According to the Consumer Price Index (CPI), inflation rose slightly more than expected in the month of January. The CPI rose by 0.3% month-over-month — against an expected 0.2% — and 3.1% year-over-year — against an expected 2.9%. Right now, the Federal Reserve appears adamant about sticking to its goal of cooling the inflation rate to 2%, expected to hold interest rates higher for longer until mid-2024.

Wolfe Research Chief Economist Stephanie Roth and Sahm Consulting Founder Claudia Sahm sit down with Yahoo Finance to discuss January's CPI print and what it means for the Fed's inflation goals.

"The Fed will respond to reality, right, so they will take on board if the disinflation comes faster than they think," Sahm, a former Federal Reserve Board economist, says. "They also said, we're not going to wait until 2% to do our first cut. So they're going to have to get going at some point this year, but it is really all about the inflation data. At least that's what the Fed has put emphasis on."

Click here to watch the full interview on the Yahoo Finance YouTube page page or you can watch this full episode of Yahoo Finance Live here.

Editor's note: This article was written by Luke Carberry Mogan.

Video Transcript

BRAD SMITH: You think about this data-dependent Fed and at what point they would need to see a significant shift or at least a long enough trend, perhaps, in order to shift their own pathway, as well. What would you be watching for? And what does this data do for that broader trend?

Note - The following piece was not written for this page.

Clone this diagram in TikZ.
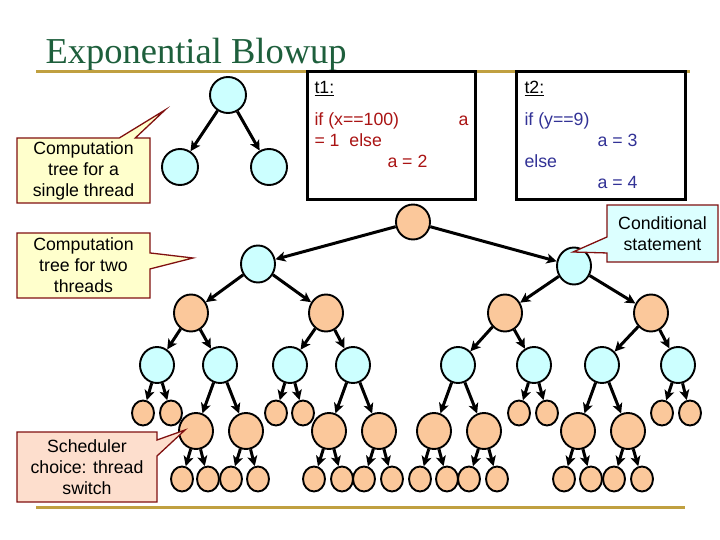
\documentclass[tikz,border=0pt]{standalone}
\usepackage{fontspec}
\setmainfont{Liberation Sans}
\newfontfamily\titlefont{Liberation Serif}
\usetikzlibrary{arrows.meta}
\usetikzlibrary{shapes.geometric}
\usetikzlibrary{shapes.callouts}

\definecolor{peach}{RGB}{251,200,155}
\definecolor{aqua}{RGB}{204,255,255}
\definecolor{gold}{RGB}{192,160,64}
\definecolor{deepgreen}{RGB}{30,95,60}
\definecolor{maroon}{RGB}{128,16,16}
\definecolor{codered}{RGB}{170,20,20}
\definecolor{codeblue}{RGB}{50,50,150}
\definecolor{notey}{RGB}{255,255,204}
\definecolor{notep}{RGB}{253,222,205}
\definecolor{notec}{RGB}{220,255,255}

\begin{document}
\begin{tikzpicture}[x=1pt,y=-1pt,->,>={Stealth[length=10pt,width=10pt,inset=2.5pt]},line width=3pt]

			\tikzstyle{every node}=[font=\fontsize{17.7}{21}\selectfont]
			\tikzstyle{bub}=[ellipse,draw,line width=1.9pt,inner sep=0pt,minimum width=34pt,minimum height=37pt]
			\tikzstyle{og}=[bub,fill=peach]
			\tikzstyle{cy}=[bub,fill=aqua]
			\tikzstyle{sm}=[minimum width=22pt,minimum height=25pt]
			\tikzstyle{note}=[rectangle callout,draw=maroon,line width=1.3pt,align=center,inner sep=0pt,callout pointer width=16pt,minimum width=133pt,minimum height=65pt]
			\tikzstyle{code}=[anchor=base west,inner sep=0pt]

			\useasboundingbox (0,0) rectangle (720,540);

			% title and rules
			\node[font=\titlefont\fontsize{36.5}{40}\selectfont,text=deepgreen,anchor=base west,inner sep=0pt] (title) at (44,64) {Exponential Blowup};
			\draw[-,gold,line width=3pt] (36,72) -- (690,72);
			\draw[-,gold,line width=3pt] (36,507) -- (685,507);

			% the two threads
			\draw[-,line width=3pt,fill=white] (307,72) rectangle (475,200);
			\draw[-,line width=3pt,fill=white] (516,72) rectangle (685,200);
			\node[code] (h1) at (313,94) {\underline{t1:}};
			\node[code,text=codered] (x1) at (313,126) {if (x==100)};
			\node[code,text=codered] (x2) at (457,126) {a};
			\node[code,text=codered] (x3) at (313,147) {= 1~~else};
			\node[code,text=codered] (x4) at (386,168) {a = 2};
			\node[code] (h2) at (523,94) {\underline{t2:}};
			\node[code,text=codeblue] (y1) at (523,126) {if (y==9)};
			\node[code,text=codeblue] (y2) at (596,147) {a = 3};
			\node[code,text=codeblue] (y3) at (523,168) {else};
			\node[code,text=codeblue] (y4) at (596,189) {a = 4};

			% single thread
			\node[cy,minimum width=36pt,minimum height=36pt] (s0) at (228,95) {};
			\node[cy,minimum width=36pt,minimum height=36pt] (s1) at (180,167) {};
			\node[cy,minimum width=36pt,minimum height=36pt] (s2) at (269,167) {};
			\path (s0) edge (s1) edge (s2);

			% two threads
			\node[og,minimum height=35pt] (r) at (413,222) {};
			\node[cy] (a1) at (258,264) {};
			\node[cy] (a2) at (574,266) {};
			\node[og] (b1) at (191,313) {};
			\node[og] (b2) at (326,313) {};
			\node[og] (b3) at (505,313) {};
			\node[og] (b4) at (651,313) {};
			\node[cy,minimum height=36pt] (d1) at (157,365) {};
			\node[cy,minimum height=36pt] (d2) at (220,365) {};
			\node[cy,minimum height=36pt] (d3) at (290,365) {};
			\node[cy,minimum height=36pt] (d4) at (353,365) {};
			\node[cy,minimum height=36pt] (d5) at (458,365) {};
			\node[cy,minimum height=36pt] (d6) at (534,365) {};
			\node[cy,minimum height=36pt] (d7) at (602,365) {};
			\node[cy,minimum height=36pt] (d8) at (678,365) {};
			\node[og,sm] (e1) at (143,413) {};
			\node[og,sm] (e2) at (171,413) {};
			\node[og,sm] (e3) at (276,413) {};
			\node[og,sm] (e4) at (303,413) {};
			\node[og,sm] (e5) at (519,413) {};
			\node[og,sm] (e6) at (547,413) {};
			\node[og,sm] (e7) at (662,413) {};
			\node[og,sm] (e8) at (690,413) {};
			\node[og,minimum height=36pt] (g1) at (196,431) {};
			\node[og,minimum height=36pt] (g2) at (246,431) {};
			\node[og,minimum height=36pt] (g3) at (329,431) {};
			\node[og,minimum height=36pt] (g4) at (379,431) {};
			\node[og,minimum height=36pt] (g5) at (434,431) {};
			\node[og,minimum height=36pt] (g6) at (484,431) {};
			\node[og,minimum height=36pt] (g7) at (578,431) {};
			\node[og,minimum height=36pt] (g8) at (628,431) {};
			\node[og,sm] (f1) at (182,479) {};
			\node[og,sm] (f2) at (208,479) {};
			\node[og,sm] (f3) at (231,479) {};
			\node[og,sm] (f4) at (258,479) {};
			\node[og,sm] (f5) at (314,479) {};
			\node[og,sm] (f6) at (342,479) {};
			\node[og,sm] (f7) at (364,479) {};
			\node[og,sm] (f8) at (392,479) {};
			\node[og,sm] (f9) at (420,479) {};
			\node[og,sm] (f10) at (447,479) {};
			\node[og,sm] (f11) at (469,479) {};
			\node[og,sm] (f12) at (497,479) {};
			\node[og,sm] (f13) at (564,479) {};
			\node[og,sm] (f14) at (591,479) {};
			\node[og,sm] (f15) at (614,479) {};
			\node[og,sm] (f16) at (642,479) {};

			\path (r) edge (a1) edge (a2);
			\path (a1) edge (b1) edge (b2);
			\path (a2) edge (b3) edge (b4);
			\path (b1) edge (d1) edge (d2);
			\path (b2) edge (d3) edge (d4);
			\path (b3) edge (d5) edge (d6);
			\path (b4) edge (d7) edge (d8);
			\path (d1) edge (e1) edge (e2);
			\path (d2) edge (g1) edge (g2);
			\path (d3) edge (e3) edge (e4);
			\path (d4) edge (g3) edge (g4);
			\path (d5) edge (g5) edge (g6);
			\path (d6) edge (e5) edge (e6);
			\path (d7) edge (g7) edge (g8);
			\path (d8) edge (e7) edge (e8);
			\path (g1) edge (f1) edge (f2);
			\path (g2) edge (f3) edge (f4);
			\path (g3) edge (f5) edge (f6);
			\path (g4) edge (f7) edge (f8);
			\path (g5) edge (f9) edge (f10);
			\path (g6) edge (f11) edge (f12);
			\path (g7) edge (f13) edge (f14);
			\path (g8) edge (f15) edge (f16);

			% callouts
			\node[note,fill=notey,callout absolute pointer={(165,110)}] (n1) at (83.5,170.5) {Computation\\tree for a\\single thread};
			\node[note,fill=notey,callout absolute pointer={(193,258)}] (n2) at (83.5,265.5) {Computation\\tree for two\\threads};
			\node[note,fill=notep,minimum width=140pt,minimum height=70pt,callout absolute pointer={(185,430)}] (n3) at (87,467) {Scheduler\\choice: thread\\switch};
			\node[note,fill=notec,minimum width=111pt,minimum height=57pt,callout absolute pointer={(573,252)}] (n4) at (662.5,233.5) {Conditional\\statement};
			\end{tikzpicture}
\end{document}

STEPHANIE ROTH: Well, I think it's important to note that January print has had seasonality issues, so it is possible that we'll see a notable deceleration in February and March month. That's actually what we were calling for. We are expecting the seasonality to add about a tenth to the print, and it seems like that might be the case.

Services in particular, you tend to get annual price increases that tend to go into effect in the month of January, and the seasonal just don't appear to be picking that up yet. We've seen this for the past couple of years, that January tends to be a bit hotter than what's the underlying trend. So our base case is certainly-- March is off the table, like Claudia said. Our base case is that they're going to be cutting in June. They want to see a little bit more data, they want to see the year-over-year CPI print come down closer to 2%, which will need another couple of months in order to get there.

RACHELLE AKUFFO: And, Claudia, I know that, obviously, the Fed hyper-focused on that 2% inflation data. But obviously, a lot of this, this is lagging data. So when you look at the strength of the labor market, when you combine that in, how much credence does that give to the cost to the economy of doing too much, versus too little right now?